What is being asked:
Count the lines containing "with". Give the number alone.

Figure scripts:
____________________

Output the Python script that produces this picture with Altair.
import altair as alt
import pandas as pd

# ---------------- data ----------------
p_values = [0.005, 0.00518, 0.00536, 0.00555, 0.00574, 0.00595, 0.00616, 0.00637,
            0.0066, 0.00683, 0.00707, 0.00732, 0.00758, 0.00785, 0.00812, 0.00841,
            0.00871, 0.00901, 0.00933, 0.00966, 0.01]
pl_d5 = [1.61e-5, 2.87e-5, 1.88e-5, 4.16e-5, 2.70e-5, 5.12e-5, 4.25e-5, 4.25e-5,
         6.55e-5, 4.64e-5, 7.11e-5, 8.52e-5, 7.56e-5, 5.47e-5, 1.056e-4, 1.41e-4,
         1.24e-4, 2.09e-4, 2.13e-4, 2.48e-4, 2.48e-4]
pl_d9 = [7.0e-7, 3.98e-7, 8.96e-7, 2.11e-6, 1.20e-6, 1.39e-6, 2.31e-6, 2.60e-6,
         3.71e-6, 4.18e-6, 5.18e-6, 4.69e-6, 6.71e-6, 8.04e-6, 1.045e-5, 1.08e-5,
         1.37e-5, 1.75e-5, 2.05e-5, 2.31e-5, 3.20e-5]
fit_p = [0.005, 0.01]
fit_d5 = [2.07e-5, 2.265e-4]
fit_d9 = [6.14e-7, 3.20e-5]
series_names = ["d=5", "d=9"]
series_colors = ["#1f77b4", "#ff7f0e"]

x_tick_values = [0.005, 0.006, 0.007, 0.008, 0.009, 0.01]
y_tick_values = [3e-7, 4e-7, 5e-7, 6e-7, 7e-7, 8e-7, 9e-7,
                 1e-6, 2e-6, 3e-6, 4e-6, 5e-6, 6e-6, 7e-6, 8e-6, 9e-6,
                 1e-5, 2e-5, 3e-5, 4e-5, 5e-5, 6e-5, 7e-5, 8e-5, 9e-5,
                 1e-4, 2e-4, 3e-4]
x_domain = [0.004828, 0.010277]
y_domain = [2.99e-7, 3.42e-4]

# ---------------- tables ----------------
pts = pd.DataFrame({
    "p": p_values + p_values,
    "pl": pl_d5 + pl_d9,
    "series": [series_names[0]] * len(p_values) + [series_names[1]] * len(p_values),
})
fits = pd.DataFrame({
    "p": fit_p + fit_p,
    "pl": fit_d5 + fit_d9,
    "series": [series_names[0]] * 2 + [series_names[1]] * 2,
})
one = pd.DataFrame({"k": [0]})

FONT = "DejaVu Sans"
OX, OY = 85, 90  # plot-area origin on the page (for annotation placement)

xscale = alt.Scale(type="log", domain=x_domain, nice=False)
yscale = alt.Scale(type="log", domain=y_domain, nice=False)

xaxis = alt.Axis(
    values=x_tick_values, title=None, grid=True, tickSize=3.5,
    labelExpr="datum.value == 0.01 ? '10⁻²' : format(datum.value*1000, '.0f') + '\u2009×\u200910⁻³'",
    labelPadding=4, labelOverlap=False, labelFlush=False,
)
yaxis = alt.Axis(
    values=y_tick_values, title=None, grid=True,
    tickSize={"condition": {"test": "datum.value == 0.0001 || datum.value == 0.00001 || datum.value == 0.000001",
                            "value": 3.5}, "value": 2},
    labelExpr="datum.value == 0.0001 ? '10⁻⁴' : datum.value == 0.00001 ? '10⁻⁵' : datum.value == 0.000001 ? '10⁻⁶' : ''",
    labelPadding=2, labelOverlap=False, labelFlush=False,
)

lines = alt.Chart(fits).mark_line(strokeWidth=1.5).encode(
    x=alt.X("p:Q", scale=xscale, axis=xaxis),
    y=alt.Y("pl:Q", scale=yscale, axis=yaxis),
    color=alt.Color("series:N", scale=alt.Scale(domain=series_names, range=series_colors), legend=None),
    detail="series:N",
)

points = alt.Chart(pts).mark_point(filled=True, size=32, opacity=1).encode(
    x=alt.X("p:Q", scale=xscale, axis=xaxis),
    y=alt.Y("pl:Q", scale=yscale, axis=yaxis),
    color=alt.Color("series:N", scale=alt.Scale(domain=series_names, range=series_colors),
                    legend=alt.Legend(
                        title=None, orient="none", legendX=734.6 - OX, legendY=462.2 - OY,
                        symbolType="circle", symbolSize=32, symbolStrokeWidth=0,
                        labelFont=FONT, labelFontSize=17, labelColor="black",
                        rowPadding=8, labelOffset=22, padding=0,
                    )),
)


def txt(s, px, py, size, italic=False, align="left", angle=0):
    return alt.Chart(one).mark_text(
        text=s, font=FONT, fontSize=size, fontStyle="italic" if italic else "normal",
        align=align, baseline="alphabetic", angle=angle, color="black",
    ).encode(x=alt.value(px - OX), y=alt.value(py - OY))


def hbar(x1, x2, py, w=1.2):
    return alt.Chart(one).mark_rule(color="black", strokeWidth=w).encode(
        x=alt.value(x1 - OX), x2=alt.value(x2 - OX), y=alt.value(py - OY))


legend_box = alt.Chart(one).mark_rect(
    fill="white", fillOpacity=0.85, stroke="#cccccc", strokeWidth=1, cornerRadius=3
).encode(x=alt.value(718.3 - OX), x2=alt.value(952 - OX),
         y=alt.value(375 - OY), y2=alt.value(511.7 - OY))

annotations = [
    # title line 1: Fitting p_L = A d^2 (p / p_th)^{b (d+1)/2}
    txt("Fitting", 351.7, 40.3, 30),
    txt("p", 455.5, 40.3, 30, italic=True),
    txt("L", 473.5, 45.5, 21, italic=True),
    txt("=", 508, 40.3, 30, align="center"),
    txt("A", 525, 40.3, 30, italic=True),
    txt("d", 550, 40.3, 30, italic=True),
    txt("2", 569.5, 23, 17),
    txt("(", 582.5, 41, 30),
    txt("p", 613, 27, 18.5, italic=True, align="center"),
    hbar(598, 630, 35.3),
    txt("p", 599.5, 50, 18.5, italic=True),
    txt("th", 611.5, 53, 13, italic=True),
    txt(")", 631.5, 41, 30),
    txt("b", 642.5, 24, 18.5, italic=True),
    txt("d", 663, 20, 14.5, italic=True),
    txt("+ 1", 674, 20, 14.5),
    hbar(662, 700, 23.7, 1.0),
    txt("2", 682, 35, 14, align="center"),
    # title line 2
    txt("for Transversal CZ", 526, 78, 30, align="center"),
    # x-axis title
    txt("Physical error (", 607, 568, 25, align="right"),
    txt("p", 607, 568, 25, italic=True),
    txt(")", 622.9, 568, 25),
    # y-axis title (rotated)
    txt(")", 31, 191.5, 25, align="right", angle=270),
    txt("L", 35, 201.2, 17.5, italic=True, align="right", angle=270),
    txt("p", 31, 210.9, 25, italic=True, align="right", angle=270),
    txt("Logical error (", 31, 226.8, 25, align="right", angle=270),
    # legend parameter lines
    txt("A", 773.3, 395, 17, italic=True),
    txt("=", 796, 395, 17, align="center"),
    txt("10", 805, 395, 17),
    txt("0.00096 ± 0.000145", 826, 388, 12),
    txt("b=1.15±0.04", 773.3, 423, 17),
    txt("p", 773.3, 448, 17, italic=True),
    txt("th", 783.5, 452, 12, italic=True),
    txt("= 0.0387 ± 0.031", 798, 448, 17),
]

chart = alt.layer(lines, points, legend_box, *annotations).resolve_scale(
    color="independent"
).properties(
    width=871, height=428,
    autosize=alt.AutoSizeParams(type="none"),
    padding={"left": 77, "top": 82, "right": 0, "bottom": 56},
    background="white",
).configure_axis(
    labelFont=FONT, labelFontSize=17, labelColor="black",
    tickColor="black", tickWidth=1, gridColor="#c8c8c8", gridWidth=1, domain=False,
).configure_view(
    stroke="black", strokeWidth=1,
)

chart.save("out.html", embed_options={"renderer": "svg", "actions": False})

____________________

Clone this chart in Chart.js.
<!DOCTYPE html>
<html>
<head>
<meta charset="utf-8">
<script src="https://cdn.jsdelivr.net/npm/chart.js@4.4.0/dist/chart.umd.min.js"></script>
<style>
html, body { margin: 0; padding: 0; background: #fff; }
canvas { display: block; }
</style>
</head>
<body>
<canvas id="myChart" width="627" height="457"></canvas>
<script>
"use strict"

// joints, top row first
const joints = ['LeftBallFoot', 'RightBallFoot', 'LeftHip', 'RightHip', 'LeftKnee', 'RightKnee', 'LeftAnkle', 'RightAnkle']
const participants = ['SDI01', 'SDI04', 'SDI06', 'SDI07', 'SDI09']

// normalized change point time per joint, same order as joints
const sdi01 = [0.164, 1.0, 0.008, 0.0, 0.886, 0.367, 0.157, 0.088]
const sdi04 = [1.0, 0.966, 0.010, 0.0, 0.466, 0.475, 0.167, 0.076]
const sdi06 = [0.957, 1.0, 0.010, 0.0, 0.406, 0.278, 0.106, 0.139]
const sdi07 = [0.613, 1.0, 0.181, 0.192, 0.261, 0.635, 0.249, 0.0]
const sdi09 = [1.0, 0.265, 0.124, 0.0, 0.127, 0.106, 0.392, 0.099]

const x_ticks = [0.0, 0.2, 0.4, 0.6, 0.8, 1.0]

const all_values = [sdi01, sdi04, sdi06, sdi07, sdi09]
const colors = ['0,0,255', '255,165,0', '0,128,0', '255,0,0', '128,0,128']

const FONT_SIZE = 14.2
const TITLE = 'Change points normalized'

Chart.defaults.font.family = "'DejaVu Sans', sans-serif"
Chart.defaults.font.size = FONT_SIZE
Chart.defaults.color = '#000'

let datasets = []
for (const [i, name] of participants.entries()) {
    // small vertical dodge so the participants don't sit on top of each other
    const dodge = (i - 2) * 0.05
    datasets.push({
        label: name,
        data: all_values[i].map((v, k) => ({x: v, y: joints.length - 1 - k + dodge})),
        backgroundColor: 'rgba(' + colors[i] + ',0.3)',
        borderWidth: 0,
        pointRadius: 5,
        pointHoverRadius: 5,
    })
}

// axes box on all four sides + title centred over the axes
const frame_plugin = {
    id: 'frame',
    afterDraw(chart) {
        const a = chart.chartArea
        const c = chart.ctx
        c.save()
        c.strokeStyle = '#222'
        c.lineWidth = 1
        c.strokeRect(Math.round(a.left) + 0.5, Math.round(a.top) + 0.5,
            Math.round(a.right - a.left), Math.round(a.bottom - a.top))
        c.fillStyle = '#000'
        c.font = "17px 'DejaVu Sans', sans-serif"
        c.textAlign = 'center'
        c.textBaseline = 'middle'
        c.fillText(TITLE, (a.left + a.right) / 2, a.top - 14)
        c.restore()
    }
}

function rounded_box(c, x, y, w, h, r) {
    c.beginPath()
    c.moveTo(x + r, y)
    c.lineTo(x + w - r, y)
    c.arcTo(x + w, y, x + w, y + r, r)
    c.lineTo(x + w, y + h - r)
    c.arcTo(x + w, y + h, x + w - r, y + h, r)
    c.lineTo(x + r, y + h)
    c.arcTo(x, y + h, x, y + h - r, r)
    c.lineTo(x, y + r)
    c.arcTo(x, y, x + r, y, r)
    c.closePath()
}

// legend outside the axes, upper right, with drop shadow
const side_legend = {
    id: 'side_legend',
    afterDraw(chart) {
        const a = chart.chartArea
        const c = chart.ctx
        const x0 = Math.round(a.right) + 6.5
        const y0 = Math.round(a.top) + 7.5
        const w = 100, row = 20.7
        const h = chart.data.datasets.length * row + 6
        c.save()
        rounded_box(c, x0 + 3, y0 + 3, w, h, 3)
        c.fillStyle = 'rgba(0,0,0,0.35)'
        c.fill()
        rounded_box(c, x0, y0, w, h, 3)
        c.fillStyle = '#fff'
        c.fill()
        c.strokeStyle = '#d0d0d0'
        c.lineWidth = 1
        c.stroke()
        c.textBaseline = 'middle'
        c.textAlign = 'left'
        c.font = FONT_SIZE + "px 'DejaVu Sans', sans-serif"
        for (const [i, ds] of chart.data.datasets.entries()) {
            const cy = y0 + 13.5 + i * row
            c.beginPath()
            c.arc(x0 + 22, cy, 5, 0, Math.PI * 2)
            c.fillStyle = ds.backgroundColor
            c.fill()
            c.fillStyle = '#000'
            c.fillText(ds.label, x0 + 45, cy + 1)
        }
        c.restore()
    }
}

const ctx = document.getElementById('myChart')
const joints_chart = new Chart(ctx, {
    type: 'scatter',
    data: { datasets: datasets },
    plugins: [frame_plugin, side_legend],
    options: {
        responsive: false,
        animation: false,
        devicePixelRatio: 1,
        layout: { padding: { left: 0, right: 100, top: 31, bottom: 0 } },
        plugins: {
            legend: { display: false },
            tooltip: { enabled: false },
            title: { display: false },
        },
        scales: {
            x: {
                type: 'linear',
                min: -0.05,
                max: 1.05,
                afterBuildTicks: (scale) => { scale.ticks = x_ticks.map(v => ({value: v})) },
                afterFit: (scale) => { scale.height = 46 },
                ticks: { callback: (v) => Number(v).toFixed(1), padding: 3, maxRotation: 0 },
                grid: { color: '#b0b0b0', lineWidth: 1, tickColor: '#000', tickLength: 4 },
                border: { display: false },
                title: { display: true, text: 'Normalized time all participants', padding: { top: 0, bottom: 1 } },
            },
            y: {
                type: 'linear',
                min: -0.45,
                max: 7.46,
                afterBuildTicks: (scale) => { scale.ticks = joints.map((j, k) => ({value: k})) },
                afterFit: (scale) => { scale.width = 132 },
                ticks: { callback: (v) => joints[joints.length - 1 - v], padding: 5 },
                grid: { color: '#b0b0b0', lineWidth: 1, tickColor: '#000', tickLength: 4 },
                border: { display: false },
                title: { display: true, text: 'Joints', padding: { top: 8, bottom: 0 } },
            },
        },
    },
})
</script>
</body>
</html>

____________________

Task solution:
2